Branding, pricing and packaging encourage us to believe otherwise. In the same way social media has transformed wellness into a lifestyle badge, food trends now move like fashion, often dressed up as health advice.

“A superfood,” Marber adds, “is often just a food with a good marketing department.”

Status, in other words, doesn’t just influence what we eat. It helps explain why we keep eating the same things, even when alternatives sit right next to them on the shelf.

While Marber exposes why we cling to certain habits, cognitive psychologist Dr Suzanna Forwood explains how those habits play out in the brain, and why status works best when we’re not paying attention.

“We’re not analysing much about food choices,” Forwood says. “Most everyday eating decisions operate below conscious awareness, driven by what psychologists call System 1 thinking. Fast, instinctive, reflexive.

“System 2 thinking, by contrast, is slow and deliberate. It’s what we use when buying a house or planning a dinner party. If we’re mentally absent when food shopping, System 2 is offline, leaving System 1 to make the call.

“Choosing food that aligns with how we see ourselves reduces friction. Going against that identity is uncomfortable. So, we don’t.”

This raises an uncomfortable question. If our brains are shortcutting constantly, who’s designing the shortcuts, and to whose advantage?

That’s where consumer psychologist Dr Cathrine Jansson-Boyd comes in. She looks at what happens when those shortcuts collide with social identity.

She recalls bumping into a friend in Aldi. “The first thing she said was, ‘I don’t normally shop in here,’” Jansson-Boyd says. “It wasn’t about price or quality. It was a defence. A way of distancing herself from what the shop represented.”

Jansson-Boyd sees this often. “People instinctively hide cheaper or own brand items in their baskets, as if apologising for them.”

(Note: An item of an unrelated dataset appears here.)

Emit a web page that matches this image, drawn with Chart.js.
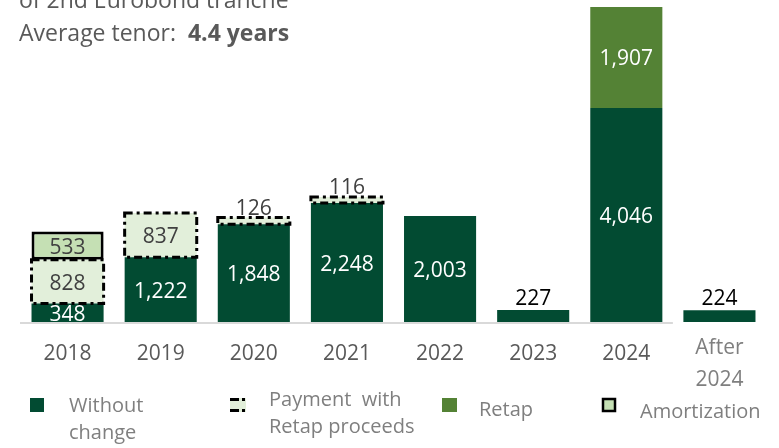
<!DOCTYPE html>
<html>
<head>
<meta charset="utf-8">
<script src="https://cdn.jsdelivr.net/npm/chart.js@4/dist/chart.umd.min.js"></script>
<style>
	html, body { margin: 0; padding: 0; background: #fff; overflow: hidden; }
	canvas { display: block; }
</style>
</head>
<body>
<canvas id="chart" width="779" height="448"></canvas>
<script>
// categories and values (USD mn)
const years = ['2018', '2019', '2020', '2021', '2022', '2023', '2024', ['After', '2024']];
const withoutChange = [348, 1222, 1848, 2248, 2003, 227, 4046, 224];
const paymentRetap = [828, 837, 126, 116, 0, 0, 0, 0];
const retap = [0, 0, 0, 0, 0, 0, 1907, 0];
const amortization = [533, 0, 0, 0, 0, 0, 0, 0];
const legendLabels = [['Without', 'change'], ['Payment  with', 'Retap proceeds'], ['Retap'], ['Amortization']];
const titleLines = ['of 2nd Eurobond tranche', 'Average tenor:  ', '4.4 years'];

const DARK = '#024b32';
const GREEN = '#548235';
const PALE = '#e2efda';
const LIGHT = '#c5e0b4';
const FONT = '"Open Sans", sans-serif';
const dashDot = [8, 4, 3, 4];

const titlePlugin = {
	id: 'titleText',
	afterDraw(chart) {
		const ctx = chart.ctx;
		ctx.save();
		ctx.fillStyle = '#595959';
		ctx.textBaseline = 'alphabetic';
		ctx.font = `23px ${FONT}`;
		ctx.fillText(titleLines[0], 19, 8);
		ctx.fillText(titleLines[1], 19, 41);
		let w = ctx.measureText(titleLines[1]).width;
		ctx.font = `bold 23px ${FONT}`;
		ctx.fillText(titleLines[2], 19 + w, 41);
		ctx.restore();
	}
};

const axisPlugin = {
	id: 'axisLine',
	beforeDatasetsDraw(chart) {
		const {ctx, chartArea} = chart;
		const x = chart.scales.x;
		const step = x.getPixelForValue(1) - x.getPixelForValue(0);
		ctx.save();
		ctx.strokeStyle = '#d9d9d9';
		ctx.lineWidth = 2;
		ctx.beginPath();
		ctx.moveTo(chartArea.left - 1, chartArea.bottom + 1);
		ctx.lineTo(x.getPixelForValue(6) + step / 2, chartArea.bottom + 1);
		ctx.stroke();
		ctx.restore();
	},
	afterDraw(chart) {
		// category labels
		const {ctx} = chart;
		const x = chart.scales.x;
		ctx.save();
		ctx.font = `21px ${FONT}`;
		ctx.textAlign = 'center';
		ctx.textBaseline = 'middle';
		years.forEach((lab, i) => {
			const px = x.getPixelForValue(i);
			if (Array.isArray(lab)) {
				ctx.fillStyle = '#7f7f7f';
				lab.forEach((line, j) => ctx.fillText(line, px, 348 + j * 32));
			} else {
				ctx.fillStyle = '#595959';
				ctx.fillText(lab, px, 354);
			}
		});
		ctx.restore();
	}
};

const labelPlugin = {
	id: 'valueLabels',
	afterDatasetsDraw(chart) {
		const ctx = chart.ctx;
		ctx.save();
		// dash-dot outline of the retap-proceeds payments
		const pay = chart.getDatasetMeta(1);
		ctx.strokeStyle = '#000';
		ctx.lineWidth = 3;
		ctx.setLineDash(dashDot);
		pay.data.forEach((bar, i) => {
			if (!paymentRetap[i]) return;
			ctx.strokeRect(bar.x - bar.width / 2, bar.y, bar.width, bar.base - bar.y);
		});
		ctx.setLineDash([]);

		ctx.font = `21px ${FONT}`;
		ctx.textAlign = 'center';
		ctx.textBaseline = 'middle';
		chart.data.datasets.forEach((ds, di) => {
			const meta = chart.getDatasetMeta(di);
			meta.data.forEach((bar, i) => {
				const v = ds.data[i];
				if (!v) return;
				const h = bar.base - bar.y;
				const text = v.toLocaleString('en-US');
				if (h < 15) {
					ctx.fillStyle = di === 0 ? '#000' : '#404040';
					ctx.fillText(text, bar.x, bar.y - (di === 0 ? 11 : 9));
				} else {
					ctx.fillStyle = ds.labelColor;
					ctx.fillText(text, bar.x, bar.y + h / 2 + 2);
				}
			});
		});
		ctx.restore();
	}
};

const legendPlugin = {
	id: 'customLegend',
	afterDraw(chart) {
		const ctx = chart.ctx;
		const iconX = [30, 230, 442, 602];
		const textX = [69, 269, 479, 640];
		const textY = [406, 400, 410, 412];
		ctx.save();
		// icons
		ctx.fillStyle = DARK;
		ctx.fillRect(iconX[0], 398, 14, 14);
		ctx.fillStyle = PALE;
		ctx.fillRect(iconX[1], 398, 16, 14);
		ctx.strokeStyle = '#000';
		ctx.lineWidth = 3;
		ctx.setLineDash([9, 3, 3, 3]);
		ctx.beginPath();
		ctx.moveTo(iconX[1], 399.5); ctx.lineTo(iconX[1] + 16, 399.5);
		ctx.moveTo(iconX[1], 410.5); ctx.lineTo(iconX[1] + 16, 410.5);
		ctx.stroke();
		ctx.setLineDash([]);
		ctx.fillStyle = GREEN;
		ctx.fillRect(iconX[2], 398, 15, 14);
		ctx.fillStyle = LIGHT;
		ctx.fillRect(iconX[3], 398, 14, 14);
		ctx.lineWidth = 2.5;
		ctx.strokeRect(iconX[3] + 1, 399, 12, 12);
		// texts
		ctx.font = `20px ${FONT}`;
		ctx.fillStyle = '#7f7f7f';
		ctx.textBaseline = 'middle';
		legendLabels.forEach((lines, k) => {
			lines.forEach((line, j) => ctx.fillText(line, textX[k], textY[k] + j * 27));
		});
		ctx.restore();
	}
};

new Chart(document.getElementById('chart'), {
	type: 'bar',
	data: {
		labels: years,
		datasets: [
			{label: 'Without change', data: withoutChange, backgroundColor: DARK, labelColor: '#fff'},
			{label: 'Payment with Retap proceeds', data: paymentRetap, backgroundColor: PALE, labelColor: '#404040'},
			{label: 'Retap', data: retap, backgroundColor: GREEN, labelColor: '#fff'},
			{label: 'Amortization', data: amortization, backgroundColor: LIGHT, borderColor: '#000',
				borderWidth: 3, borderSkipped: false, labelColor: '#404040'},
		]
	},
	options: {
		responsive: false,
		animation: false,
		devicePixelRatio: 1,
		categoryPercentage: 1,
		barPercentage: 0.774,
		layout: {padding: {left: 21, right: 13, top: 0, bottom: 126}},
		plugins: {legend: {display: false}, tooltip: {enabled: false}},
		scales: {
			x: {stacked: true, display: false},
			y: {stacked: true, display: false, min: 0, max: 6085}
		}
	},
	plugins: [axisPlugin, labelPlugin, legendPlugin, titlePlugin]
});
</script>
</body>
</html>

This isn’t about food. It’s conditioning. “Branding power isn’t just about products,” she explains. “It’s about deep socialisation and snobbery. Certain things are seen as better because over time we’ve been taught they are, by comfort and repetition.

“Humans are risk averse. Behavioural economics shows we’d rather avoid a perceived loss than make a potential gain. Familiar brands reduce that risk, even when the difference is negligible.”

She adds, “Supermarkets are designed around this psychology. Layouts force us to walk past more products. Cheap options sit lower. Eye level signals value. Yellow stickers scream bargain. Items are moved so we must search and, in doing so, pick up around 30 per cent more than intended. They don’t like baskets getting heavy. That feedback tells you to stop shopping.”

Premium supermarkets lean fully into identity. Wine sections in Waitrose styled like specialist shops. Bread displayed like a bakery. Chocolate brands positioned as lifestyle statements, not snacks.

Jansson-Boyd notes, “By the time we reach the checkout, the choices in our basket say less about hunger and more about who we think we are.”

None of this makes us shallow or easily fooled. It makes us human. We eat tired, distracted and socially aware, navigating systems far more powerful than individual willpower.

The point isn’t to shop differently tomorrow or abandon the brands in your cupboard. It’s to notice the moment your hand reaches without thinking. To ask what else might be shaping that choice.

Because once you see food as psychological and social, not just nutritional, it becomes harder to pretend our choices are entirely our own.